═════ Information provided
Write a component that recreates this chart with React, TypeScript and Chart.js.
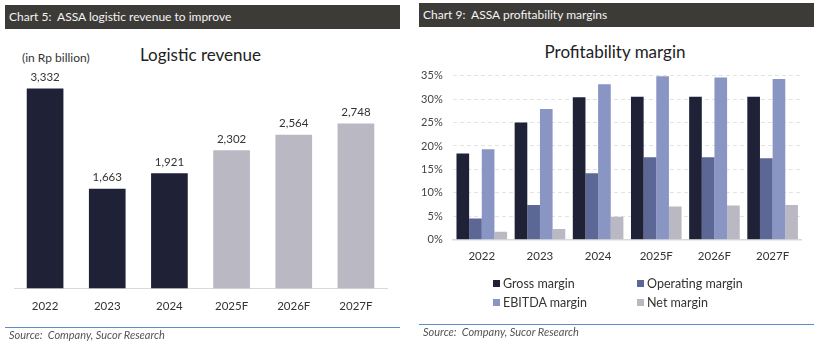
import React, { useEffect, useRef } from 'react';
import { Chart, registerables } from 'chart.js';
Chart.register(...registerables);

const FONT = 'Lato, "Open Sans", sans-serif';

// Left chart data
const revenueYears = ['2022', '2023', '2024', '2025F', '2026F', '2027F'];
const revenueValues = [3332, 1663, 1921, 2302, 2564, 2748];
const revenueColors = ['#1f2237', '#1f2237', '#1f2237', '#b9b8c3', '#b9b8c3', '#b9b8c3'];

// Right chart data
const marginYears = ['2022', '2023', '2024', '2025F', '2026F', '2027F'];
const marginSeries = ['Gross margin', 'Operating margin', 'EBITDA margin', 'Net margin'];
const grossMargin = [18.4, 25.0, 30.4, 30.5, 30.5, 30.5];
const operatingMargin = [4.5, 7.4, 14.2, 17.6, 17.6, 17.4];
const ebitdaMargin = [19.3, 27.9, 33.2, 34.9, 34.6, 34.3];
const netMargin = [1.7, 2.3, 4.9, 7.1, 7.3, 7.4];
const marginColors = ['#1f2237', '#5c6795', '#8995c3', '#b9b8c3'];

const valueLabelPlugin = {
  id: 'valueLabels',
  afterDatasetsDraw(chart: any) {
    const ctx = chart.ctx;
    const meta = chart.getDatasetMeta(0);
    const data = chart.data.datasets[0].data;
    ctx.save();
    ctx.font = `11.5px ${FONT}`;
    ctx.fillStyle = '#333333';
    ctx.textAlign = 'center';
    ctx.textBaseline = 'middle';
    meta.data.forEach((bar: any, i: number) => {
      ctx.fillText(Number(data[i]).toLocaleString('en-US'), bar.x, bar.y - 11);
    });
    ctx.restore();
  },
};

function RevenueChart() {
  const ref = useRef<HTMLCanvasElement>(null);
  useEffect(() => {
    const chart = new Chart(ref.current!, {
      type: 'bar',
      data: {
        labels: revenueYears,
        datasets: [
          {
            data: revenueValues,
            backgroundColor: revenueColors,
            categoryPercentage: 1,
            barPercentage: 0.59,
            borderWidth: 0,
          },
        ],
      },
      options: {
        animation: false,
        responsive: false,
        maintainAspectRatio: false,
        layout: { padding: { left: 14, right: 18, top: 42.5, bottom: 5.8 } },
        plugins: { legend: { display: false }, tooltip: { enabled: false } },
        scales: {
          x: {
            grid: { display: false, drawTicks: false },
            border: { display: true, color: '#d9d9d9', width: 1 },
            ticks: { color: '#333333', font: { family: FONT, size: 11.5 }, padding: 11 },
          },
          y: { display: false, min: 0, max: 3600 },
        },
      },
      plugins: [valueLabelPlugin],
    });
    return () => chart.destroy();
  }, []);
  return (
    <canvas
      ref={ref}
      width={405}
      height={300}
      style={{ position: 'absolute', left: 0, top: 30, width: 405, height: 300 }}
    />
  );
}

function MarginChart() {
  const ref = useRef<HTMLCanvasElement>(null);
  useEffect(() => {
    const seriesData = [grossMargin, operatingMargin, ebitdaMargin, netMargin];
    const chart = new Chart(ref.current!, {
      type: 'bar',
      data: {
        labels: marginYears,
        datasets: marginSeries.map((name, i) => ({
          label: name,
          data: seriesData[i],
          backgroundColor: marginColors[i],
          categoryPercentage: 0.87,
          barPercentage: 1,
          borderWidth: 0,
        })),
      },
      options: {
        animation: false,
        responsive: false,
        maintainAspectRatio: false,
        layout: { padding: { left: 0, right: 21.3, top: 45.7, bottom: 6.9 } },
        plugins: { legend: { display: false }, tooltip: { enabled: false } },
        scales: {
          x: {
            grid: { display: false, drawTicks: false },
            border: { display: true, color: '#d9d9d9', width: 1.5 },
            ticks: { color: '#333333', font: { family: FONT, size: 11.5 }, padding: 9.8 },
          },
          y: {
            min: 0,
            max: 35,
            afterFit: (s: any) => {
              s.width = 42.7;
            },
            grid: { color: '#e3e3e3', drawTicks: false },
            border: { display: false, dash: [4, 3] },
            ticks: {
              stepSize: 5,
              color: '#444444',
              padding: 10,
              font: { family: FONT, size: 11 },
              callback: (v: any) => `${v}%`,
            },
          },
        },
      },
    });
    return () => chart.destroy();
  }, []);
  return (
    <canvas
      ref={ref}
      width={413}
      height={250}
      style={{ position: 'absolute', left: 410, top: 30, width: 413, height: 250 }}
    />
  );
}

const headerStyle: React.CSSProperties = {
  position: 'absolute',
  background: '#3d3b38',
  color: '#f4f4f4',
  fontFamily: FONT,
  fontSize: 12,
  lineHeight: '24px',
  height: 24,
  paddingLeft: 4,
  boxSizing: 'border-box',
  whiteSpace: 'nowrap',
};

const sourceStyle: React.CSSProperties = {
  position: 'absolute',
  fontFamily: FONT,
  fontStyle: 'italic',
  fontSize: 11,
  color: '#555555',
  whiteSpace: 'nowrap',
  lineHeight: '13px',
};

export default function App() {
  return (
    <div
      style={{
        position: 'fixed',
        left: 0,
        top: 0,
        width: 823,
        height: 352,
        background: '#ffffff',
        overflow: 'hidden',
        fontFamily: FONT,
      }}
    >
      {/* Left panel */}
      <div style={{ ...headerStyle, left: 5, top: 5, width: 395 }}>Chart 5:&nbsp; ASSA logistic revenue to improve</div>
      <div
        style={{
          position: 'absolute',
          left: 0,
          width: 401,
          top: 44,
          textAlign: 'center',
          fontSize: 17,
          color: '#222222',
          lineHeight: '22px',
        }}
      >
        Logistic revenue
      </div>
      <div style={{ position: 'absolute', left: 22, top: 51, fontSize: 12, color: '#333333', lineHeight: '14px' }}>
        (in Rp billion)
      </div>
      <RevenueChart />
      <div style={{ position: 'absolute', left: 5, top: 327, width: 395, height: 1, background: '#5b8bc9' }} />
      <div style={{ ...sourceStyle, left: 9, top: 328 }}>Source:&nbsp; Company, Sucor Research</div>

      {/* Right panel */}
      <div style={{ ...headerStyle, left: 419, top: 3, width: 395 }}>Chart 9:&nbsp; ASSA profitability margins</div>
      <div
        style={{
          position: 'absolute',
          left: 415,
          width: 400,
          top: 41,
          textAlign: 'center',
          fontSize: 17,
          color: '#222222',
          lineHeight: '22px',
        }}
      >
        Profitability margin
      </div>
      <MarginChart />
      {marginSeries.map((name, i) => (
        <div
          key={name}
          style={{
            position: 'absolute',
            left: i % 2 === 0 ? 493 : 637,
            top: i < 2 ? 275 : 294,
            height: 16,
            display: 'flex',
            alignItems: 'center',
            fontSize: 12.5,
            color: '#333333',
            whiteSpace: 'nowrap',
          }}
        >
          <span style={{ display: 'inline-block', width: 7, height: 7, background: marginColors[i], marginRight: 3 }} />
          {name}
        </div>
      ))}
      <div style={{ position: 'absolute', left: 419, top: 324, width: 395, height: 1, background: '#5b8bc9' }} />
      <div style={{ ...sourceStyle, left: 423, top: 325 }}>Source:&nbsp; Company, Sucor Research</div>
    </div>
  );
}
══════════
Copy out all of the data word for word. Do not carry over any picture.

Completed task:
Write a component that recreates this chart with React, TypeScript and Chart.js.
import React, { useEffect, useRef } from 'react';
import { Chart, registerables } from 'chart.js';
Chart.register(...registerables);

const FONT = 'Lato, "Open Sans", sans-serif';

// Left chart data
const revenueYears = ['2022', '2023', '2024', '2025F', '2026F', '2027F'];
const revenueValues = [3332, 1663, 1921, 2302, 2564, 2748];
const revenueColors = ['#1f2237', '#1f2237', '#1f2237', '#b9b8c3', '#b9b8c3', '#b9b8c3'];

// Right chart data
const marginYears = ['2022', '2023', '2024', '2025F', '2026F', '2027F'];
const marginSeries = ['Gross margin', 'Operating margin', 'EBITDA margin', 'Net margin'];
const grossMargin = [18.4, 25.0, 30.4, 30.5, 30.5, 30.5];
const operatingMargin = [4.5, 7.4, 14.2, 17.6, 17.6, 17.4];
const ebitdaMargin = [19.3, 27.9, 33.2, 34.9, 34.6, 34.3];
const netMargin = [1.7, 2.3, 4.9, 7.1, 7.3, 7.4];
const marginColors = ['#1f2237', '#5c6795', '#8995c3', '#b9b8c3'];

const valueLabelPlugin = {
  id: 'valueLabels',
  afterDatasetsDraw(chart: any) {
    const ctx = chart.ctx;
    const meta = chart.getDatasetMeta(0);
    const data = chart.data.datasets[0].data;
    ctx.save();
    ctx.font = `11.5px ${FONT}`;
    ctx.fillStyle = '#333333';
    ctx.textAlign = 'center';
    ctx.textBaseline = 'middle';
    meta.data.forEach((bar: any, i: number) => {
      ctx.fillText(Number(data[i]).toLocaleString('en-US'), bar.x, bar.y - 11);
    });
    ctx.restore();
  },
};

function RevenueChart() {
  const ref = useRef<HTMLCanvasElement>(null);
  useEffect(() => {
    const chart = new Chart(ref.current!, {
      type: 'bar',
      data: {
        labels: revenueYears,
        datasets: [
          {
            data: revenueValues,
            backgroundColor: revenueColors,
            categoryPercentage: 1,
            barPercentage: 0.59,
            borderWidth: 0,
          },
        ],
      },
      options: {
        animation: false,
        responsive: false,
        maintainAspectRatio: false,
        layout: { padding: { left: 14, right: 18, top: 42.5, bottom: 5.8 } },
        plugins: { legend: { display: false }, tooltip: { enabled: false } },
        scales: {
          x: {
            grid: { display: false, drawTicks: false },
            border: { display: true, color: '#d9d9d9', width: 1 },
            ticks: { color: '#333333', font: { family: FONT, size: 11.5 }, padding: 11 },
          },
          y: { display: false, min: 0, max: 3600 },
        },
      },
      plugins: [valueLabelPlugin],
    });
    return () => chart.destroy();
  }, []);
  return (
    <canvas
      ref={ref}
      width={405}
      height={300}
      style={{ position: 'absolute', left: 0, top: 30, width: 405, height: 300 }}
    />
  );
}

function MarginChart() {
  const ref = useRef<HTMLCanvasElement>(null);
  useEffect(() => {
    const seriesData = [grossMargin, operatingMargin, ebitdaMargin, netMargin];
    const chart = new Chart(ref.current!, {
      type: 'bar',
      data: {
        labels: marginYears,
        datasets: marginSeries.map((name, i) => ({
          label: name,
          data: seriesData[i],
          backgroundColor: marginColors[i],
          categoryPercentage: 0.87,
          barPercentage: 1,
          borderWidth: 0,
        })),
      },
      options: {
        animation: false,
        responsive: false,
        maintainAspectRatio: false,
        layout: { padding: { left: 0, right: 21.3, top: 45.7, bottom: 6.9 } },
        plugins: { legend: { display: false }, tooltip: { enabled: false } },
        scales: {
          x: {
            grid: { display: false, drawTicks: false },
            border: { display: true, color: '#d9d9d9', width: 1.5 },
            ticks: { color: '#333333', font: { family: FONT, size: 11.5 }, padding: 9.8 },
          },
          y: {
            min: 0,
            max: 35,
            afterFit: (s: any) => {
              s.width = 42.7;
            },
            grid: { color: '#e3e3e3', drawTicks: false },
            border: { display: false, dash: [4, 3] },
            ticks: {
              stepSize: 5,
              color: '#444444',
              padding: 10,
              font: { family: FONT, size: 11 },
              callback: (v: any) => `${v}%`,
            },
          },
        },
      },
    });
    return () => chart.destroy();
  }, []);
  return (
    <canvas
      ref={ref}
      width={413}
      height={250}
      style={{ position: 'absolute', left: 410, top: 30, width: 413, height: 250 }}
    />
  );
}

const headerStyle: React.CSSProperties = {
  position: 'absolute',
  background: '#3d3b38',
  color: '#f4f4f4',
  fontFamily: FONT,
  fontSize: 12,
  lineHeight: '24px',
  height: 24,
  paddingLeft: 4,
  boxSizing: 'border-box',
  whiteSpace: 'nowrap',
};

const sourceStyle: React.CSSProperties = {
  position: 'absolute',
  fontFamily: FONT,
  fontStyle: 'italic',
  fontSize: 11,
  color: '#555555',
  whiteSpace: 'nowrap',
  lineHeight: '13px',
};

export default function App() {
  return (
    <div
      style={{
        position: 'fixed',
        left: 0,
        top: 0,
        width: 823,
        height: 352,
        background: '#ffffff',
        overflow: 'hidden',
        fontFamily: FONT,
      }}
    >
      {/* Left panel */}
      <div style={{ ...headerStyle, left: 5, top: 5, width: 395 }}>Chart 5:&nbsp; ASSA logistic revenue to improve</div>
      <div
        style={{
          position: 'absolute',
          left: 0,
          width: 401,
          top: 44,
          textAlign: 'center',
          fontSize: 17,
          color: '#222222',
          lineHeight: '22px',
        }}
      >
        Logistic revenue
      </div>
      <div style={{ position: 'absolute', left: 22, top: 51, fontSize: 12, color: '#333333', lineHeight: '14px' }}>
        (in Rp billion)
      </div>
      <RevenueChart />
      <div style={{ position: 'absolute', left: 5, top: 327, width: 395, height: 1, background: '#5b8bc9' }} />
      <div style={{ ...sourceStyle, left: 9, top: 328 }}>Source:&nbsp; Company, Sucor Research</div>

      {/* Right panel */}
      <div style={{ ...headerStyle, left: 419, top: 3, width: 395 }}>Chart 9:&nbsp; ASSA profitability margins</div>
      <div
        style={{
          position: 'absolute',
          left: 415,
          width: 400,
          top: 41,
          textAlign: 'center',
          fontSize: 17,
          color: '#222222',
          lineHeight: '22px',
        }}
      >
        Profitability margin
      </div>
      <MarginChart />
      {marginSeries.map((name, i) => (
        <div
          key={name}
          style={{
            position: 'absolute',
            left: i % 2 === 0 ? 493 : 637,
            top: i < 2 ? 275 : 294,
            height: 16,
            display: 'flex',
            alignItems: 'center',
            fontSize: 12.5,
            color: '#333333',
            whiteSpace: 'nowrap',
          }}
        >
          <span style={{ display: 'inline-block', width: 7, height: 7, background: marginColors[i], marginRight: 3 }} />
          {name}
        </div>
      ))}
      <div style={{ position: 'absolute', left: 419, top: 324, width: 395, height: 1, background: '#5b8bc9' }} />
      <div style={{ ...sourceStyle, left: 423, top: 325 }}>Source:&nbsp; Company, Sucor Research</div>
    </div>
  );
}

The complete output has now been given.